5. Additional Information

5.1. Multiprocessing Safety

TokenMonster provides a load_multiprocess_safe method that is safe for multiprocessing. When using this method, vocabulary modification is disabled, and tokenization may be slightly slower compared to the regular load method.

5.2. Supported Character Sets

TokenMonster supports two character sets: "UTF-8" and "None." You can check the character set used by the vocabulary using the charset method.

5.3. Supported Normalization Options

The vocabulary can have various normalization options applied, including "None," "NFD," "Lowercase," "Accents," "Quotemarks," "Collapse," "Trim," "LeadingSpace," and "UnixLines." You can access the normalization setting using the normalization method.

5.4. Capcode Levels

The capcode level of the vocabulary can be set to values between 0 and 2 using the capcode method. Capcoding is a way to encode multiple tokens using a single token, which can save memory.

5.5. Optimization Modes

TokenMonster supports optimization modes from 0 to 5, which affect the memory usage and performance of the library.

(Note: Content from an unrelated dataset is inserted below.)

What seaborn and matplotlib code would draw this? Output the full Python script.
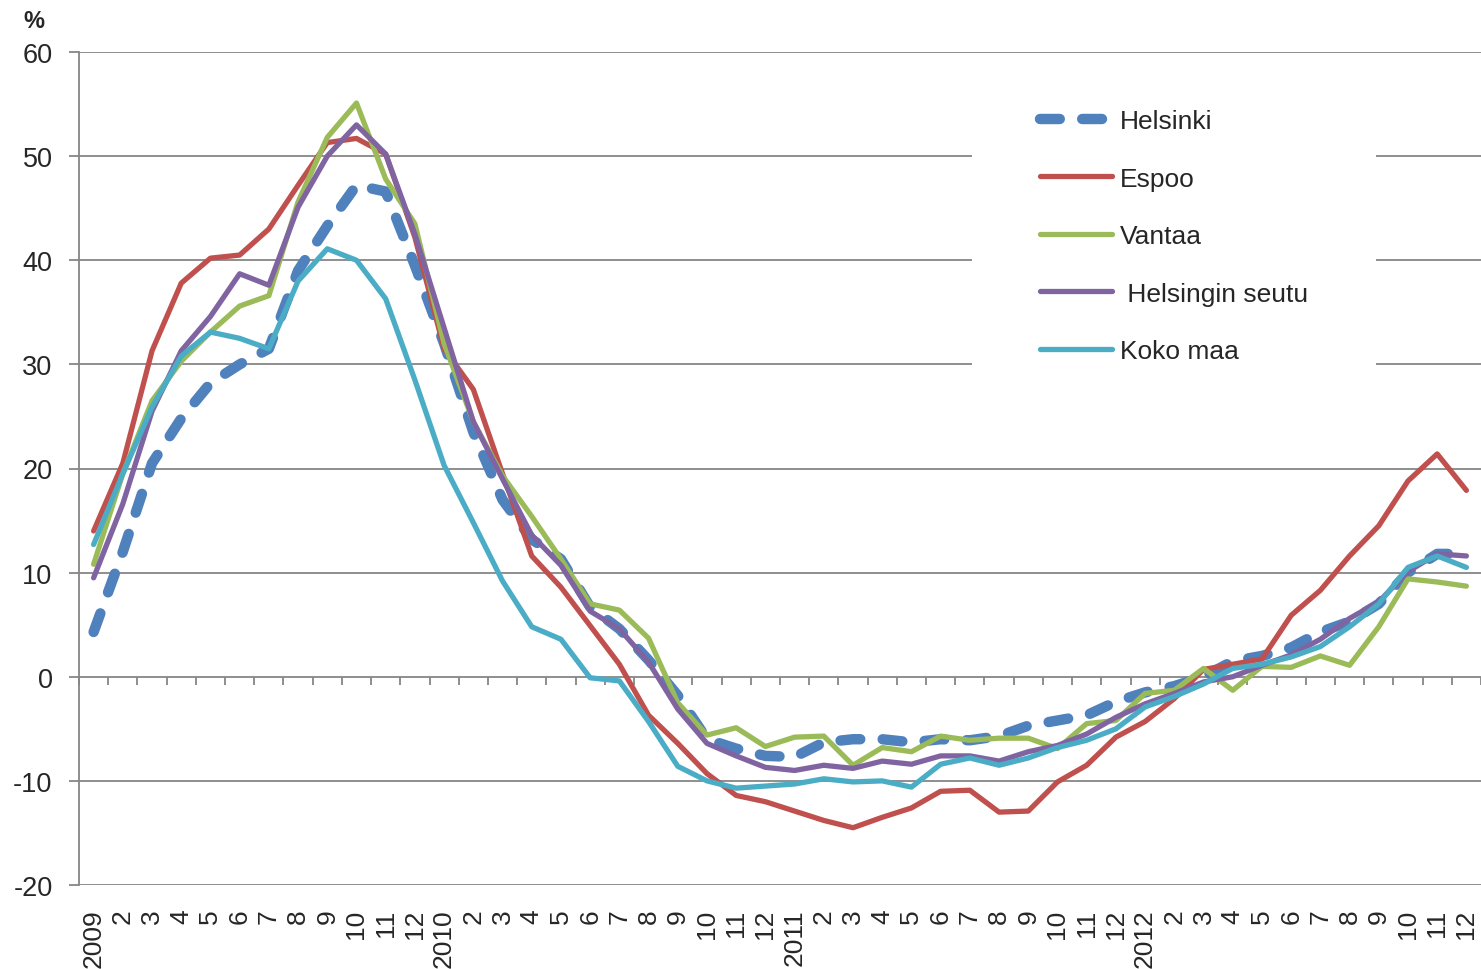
import numpy as np
import pandas as pd
import seaborn as sns
import matplotlib.pyplot as plt
from matplotlib.patches import Rectangle

# monthly change, % (2009-01 .. 2012-12)
years = ["2009", "2010", "2011", "2012"]
helsinki = [4.3, 12.0, 20.5, 24.8, 28.2, 30.0, 31.5, 39.0, 43.3, 47.2, 46.6, 39.5,
            32.0, 23.5, 17.0, 13.2, 11.3, 6.7, 4.6, 1.6, -1.8, -6.0, -6.9, -7.6,
            -7.7, -6.3, -6.0, -6.0, -6.3, -6.0, -6.1, -5.7, -4.7, -4.2, -3.7, -2.4,
            -1.5, -0.9, 0.0, 1.5, 2.0, 2.8, 4.3, 5.3, 7.0, 10.0, 11.8, 11.8]
espoo = [14.0, 20.5, 31.3, 37.8, 40.2, 40.5, 43.0, 47.2, 51.3, 51.7, 50.2, 42.2,
         31.5, 27.6, 19.5, 11.6, 8.6, 4.9, 1.2, -3.7, -6.4, -9.3, -11.4, -12.0,
         -12.9, -13.8, -14.5, -13.5, -12.6, -11.0, -10.9, -13.0, -12.9, -10.1, -8.5, -5.8,
         -4.3, -2.1, 0.7, 1.2, 1.7, 5.9, 8.3, 11.6, 14.5, 18.8, 21.4, 17.9]
vantaa = [10.8, 19.5, 26.5, 30.3, 33.1, 35.6, 36.6, 45.6, 51.8, 55.1, 47.8, 43.5,
          32.0, 24.5, 19.3, 15.4, 11.3, 7.0, 6.4, 3.7, -2.5, -5.6, -4.9, -6.7,
          -5.8, -5.7, -8.5, -6.8, -7.2, -5.7, -6.1, -5.9, -5.9, -6.9, -4.5, -4.2,
          -1.6, -1.3, 0.8, -1.3, 1.0, 0.9, 2.0, 1.1, 4.8, 9.4, 9.1, 8.7]
seutu = [9.5, 16.6, 25.5, 31.3, 34.6, 38.7, 37.6, 45.1, 50.0, 53.0, 50.2, 42.5,
         33.5, 24.5, 19.0, 13.6, 10.7, 6.3, 4.6, 1.4, -3.1, -6.4, -7.6, -8.7,
         -9.0, -8.5, -8.8, -8.1, -8.4, -7.6, -7.6, -8.1, -7.2, -6.6, -5.5, -3.9,
         -2.6, -1.6, -0.5, 0.0, 1.1, 2.1, 3.6, 5.6, 7.2, 10.1, 11.8, 11.6]
koko_maa = [12.7, 19.5, 25.9, 30.8, 33.1, 32.5, 31.5, 38.0, 41.1, 40.0, 36.3, 28.5,
            20.3, 14.8, 9.2, 4.8, 3.6, -0.1, -0.4, -4.3, -8.6, -10.0, -10.7, -10.5,
            -10.3, -9.8, -10.1, -10.0, -10.6, -8.4, -7.8, -8.5, -7.8, -6.8, -6.1, -5.0,
            -2.9, -1.9, -0.7, 0.8, 1.2, 1.9, 2.9, 4.8, 7.0, 10.5, 11.6, 10.5]

tick_labels = []
for y in years:
    tick_labels += [y] + [str(m) for m in range(2, 13)]

series = [
    ("Helsinki", helsinki, "#4F81BD"),
    ("Espoo", espoo, "#C0504D"),
    ("Vantaa", vantaa, "#9BBB59"),
    (" Helsingin seutu", seutu, "#8064A2"),
    ("Koko maa", koko_maa, "#4BACC6"),
]

sns.set_style("white")
plt.rcParams["font.family"] = ["Liberation Sans", "DejaVu Sans"]
plt.rcParams["axes.unicode_minus"] = False

fig = plt.figure(figsize=(14.81, 9.70), dpi=100)
ax = fig.add_axes([79 / 1481, 84 / 970, 1402 / 1481, 833 / 970])

x = np.arange(len(tick_labels))
for name, vals, color in series:
    df = pd.DataFrame({"month": x, "value": vals})
    if name == "Helsinki":
        sns.lineplot(data=df, x="month", y="value", ax=ax, color=color, lw=7.5,
                     label=name, linestyle=(0, (1.9, 2.15)),
                     dash_capstyle="round", solid_joinstyle="round", zorder=3)
    else:
        sns.lineplot(data=df, x="month", y="value", ax=ax, color=color, lw=3.8,
                     label=name, solid_joinstyle="round", zorder=3)

grid_c = "#868686"
ax.set_xlim(-0.5, 47.5)
ax.set_ylim(-20, 60)
ax.set_yticks(range(-20, 61, 10))
ax.set_axisbelow(True)
ax.grid(axis="y", color=grid_c, lw=1.3)
ax.grid(axis="x", visible=False)
for s in ["top", "right", "bottom"]:
    ax.spines[s].set_visible(False)
ax.spines["left"].set_color(grid_c)
ax.spines["left"].set_linewidth(1.3)

ax.set_xticks(x)
ax.set_xticklabels(tick_labels, rotation=90)
ax.tick_params(axis="x", length=0, pad=17, labelsize=19)
ax.tick_params(axis="y", left=True, length=7, width=1.3, color=grid_c,
               direction="out", pad=12, labelsize=19.5)
ax.set_xlabel("")
ax.set_ylabel("")

# tick marks on the zero line
sec = ax.secondary_xaxis(0.25)
sec.set_xticks(np.arange(-0.5, 48, 1))
sec.xaxis.set_ticks_position("bottom")
sec.tick_params(axis="x", direction="out", length=6, width=1.3, color=grid_c,
                labelbottom=False, labeltop=False)
for s in sec.spines.values():
    s.set_visible(False)

# white box behind legend
ax.add_patch(Rectangle((893 / 1402, 491 / 833), 404 / 1402, 315 / 833,
                       transform=ax.transAxes, facecolor="white",
                       edgecolor="none", zorder=1))
ax.legend(loc="upper left", bbox_to_anchor=(961 / 1402, 776 / 833),
          frameon=False, fontsize=19, handlelength=2.73, handletextpad=0.3,
          labelspacing=1.27, borderpad=0, borderaxespad=0)

fig.text(34 / 1481, 1 - 22 / 970, "%", fontsize=17, fontweight="bold",
         ha="center", va="center")

fig.savefig("out.png", dpi=100)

You can check the optimization mode using the mode method.

6. Examples

Let's explore some examples of how to use TokenMonster for tokenization and vocabulary management.

Example 1: Tokenizing Text

from zeta.tokenizers import TokenMonster

# Initialize TokenMonster with a vocabulary file
tokenizer = TokenMonster("path/to/vocabulary")

# Tokenize a text string
text = "Hello, world!"
token_ids = tokenizer.tokenize(text)
print(token_ids)

Example 2: Decoding Tokens

from zeta.tokenizers import TokenMonster

# Initialize TokenMonster with a vocabulary file
tokenizer = TokenMonster("path/to/vocabulary")

# Decode token IDs into a string
decoded_text = tokenizer.decode([1, 2, 3])
print(decoded_text)

Example 3: Modifying Vocabulary

from zeta.tokenizers import TokenMonster

# Initialize TokenMonster with a vocabulary file
tokenizer = TokenMonster("path/to/vocabulary")

# Add a special token
tokenizer.modify(
    add_special_tokens="[_START_]",
    add_regular_tokens=None,
    delete_tokens=None,
    resize=None,
    change_unk=None,
)

# Delete a regular token
tokenizer.modify(
    add_special_tokens=None,
    add_regular_tokens=None,
    delete_tokens=["apple"],
    resize=None,
    change_unk=None,
)

Example 4: Exporting Vocabulary to YAML

from zeta.tokenizers import TokenMonster

# Initialize TokenMonster with a vocabulary file
tokenizer = TokenMonster("path/to/vocabulary")

# Export the vocabulary to a YAML file
yaml_data = tokenizer.export_yaml()
with open("vocabulary.yaml", "wb") as file:
    file.write(yaml_data)

7. Conclusion

TokenMonster is a powerful Python module for tokenization and vocabulary management. Whether you're working on natural language processing tasks or need to create custom tokenization pipelines, TokenMonster provides the flexibility and functionality to handle tokenization efficiently. Use the examples and methods provided in this guide to leverage TokenMonster for your projects.